Mengapa Kampanye Politik di Indonesia Lebih Fokus Pada Citra daripada Moralitas?
Dalam beberapa dekade terakhir, kampanye politik di Indonesia semakin sering menjadi ajang pencitraan. Banyak pemimpin politik yang tampaknya lebih peduli dengan bagaimana mereka tampil di depan publik daripada mempromosikan gagasan dan moralitas yang kuat.
Panggung kampanye sering diisi dengan hiburan rakyat seperti konser musik, selebriti, hingga gimmick yang jauh dari adu gagasan substantif.
Fenomena ini mengundang keresahan, terutama di kalangan pemilih yang ingin melihat perubahan nyata dalam kebijakan dan tata kelola pemerintahan.
Banyak masyarakat yang bertanya-tanya: mengapa kampanye politik lebih fokus pada citra? Apakah ini sekadar cara untuk menarik perhatian pemilih ataukah ada masalah yang lebih mendalam yang sedang kita hadapi?

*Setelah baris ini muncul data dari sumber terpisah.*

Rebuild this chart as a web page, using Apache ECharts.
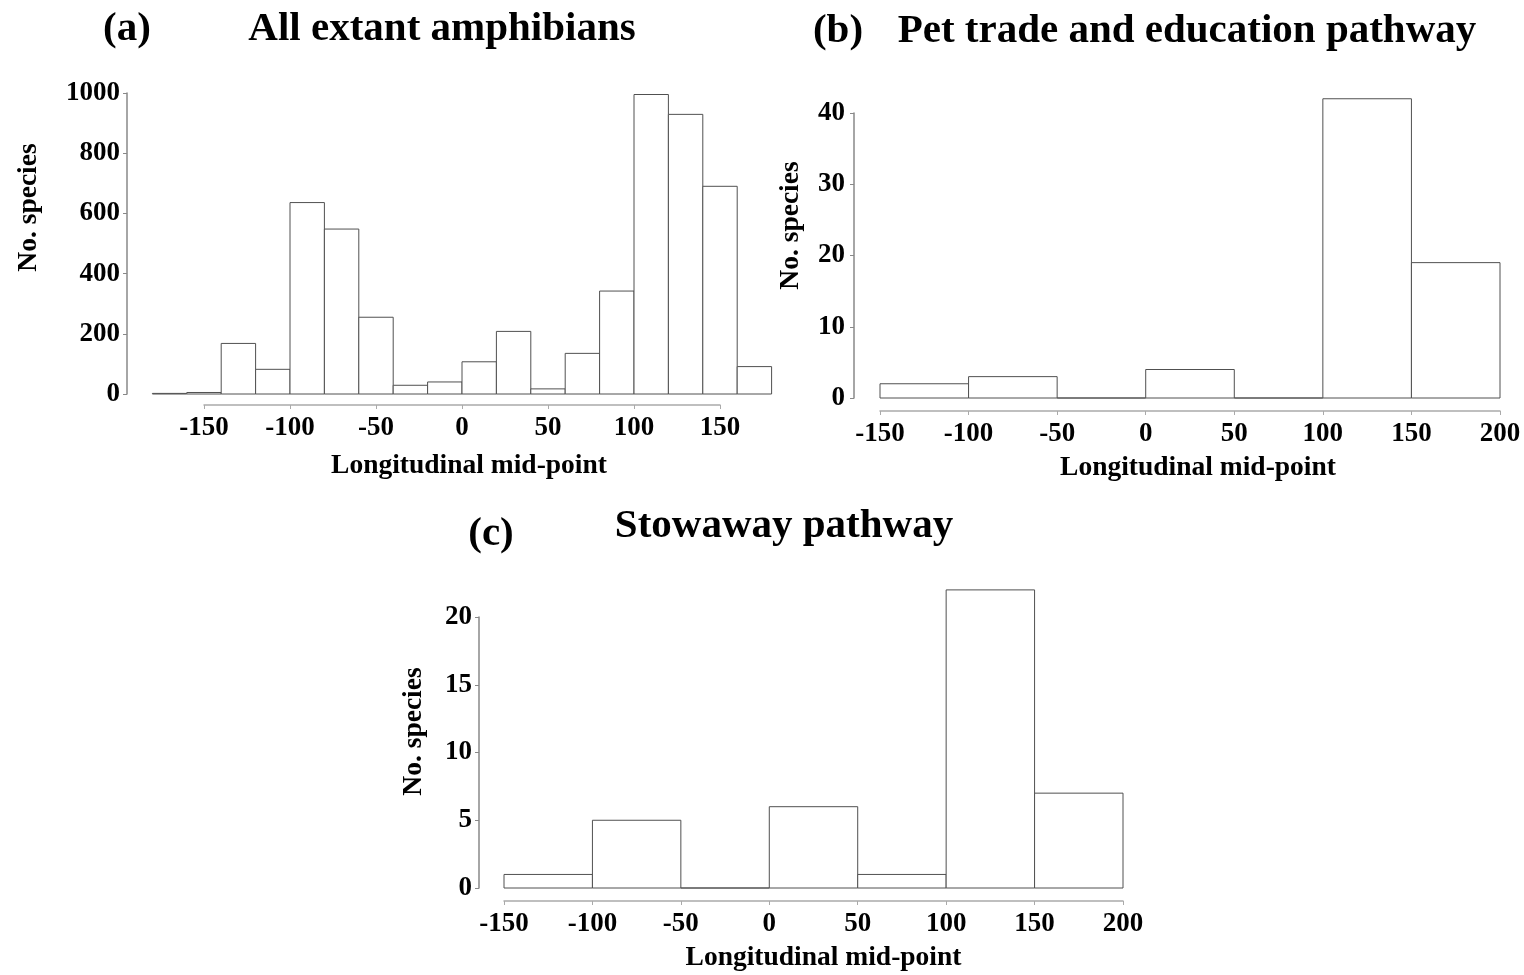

Elektabilitas Mengalahkan Gagasan
Salah satu akar masalah utama dari fenomena ini adalah elektabilitas. Elektabilitas merujuk pada seberapa besar kemungkinan seorang kandidat terpilih dalam pemilu, dan ini sering kali didasarkan pada popularitas dan pengaruh media, bukan pada moralitas atau kompetensi intelektual.
Pemilih di Indonesia, terutama yang berada di pedesaan atau kurang terpapar informasi politik, sering kali terpengaruh oleh visual dan citra seorang pemimpin daripada menganalisis gagasan atau visi yang ditawarkan.
Ini memberikan insentif bagi politisi untuk lebih memusatkan perhatian mereka pada pencitraan.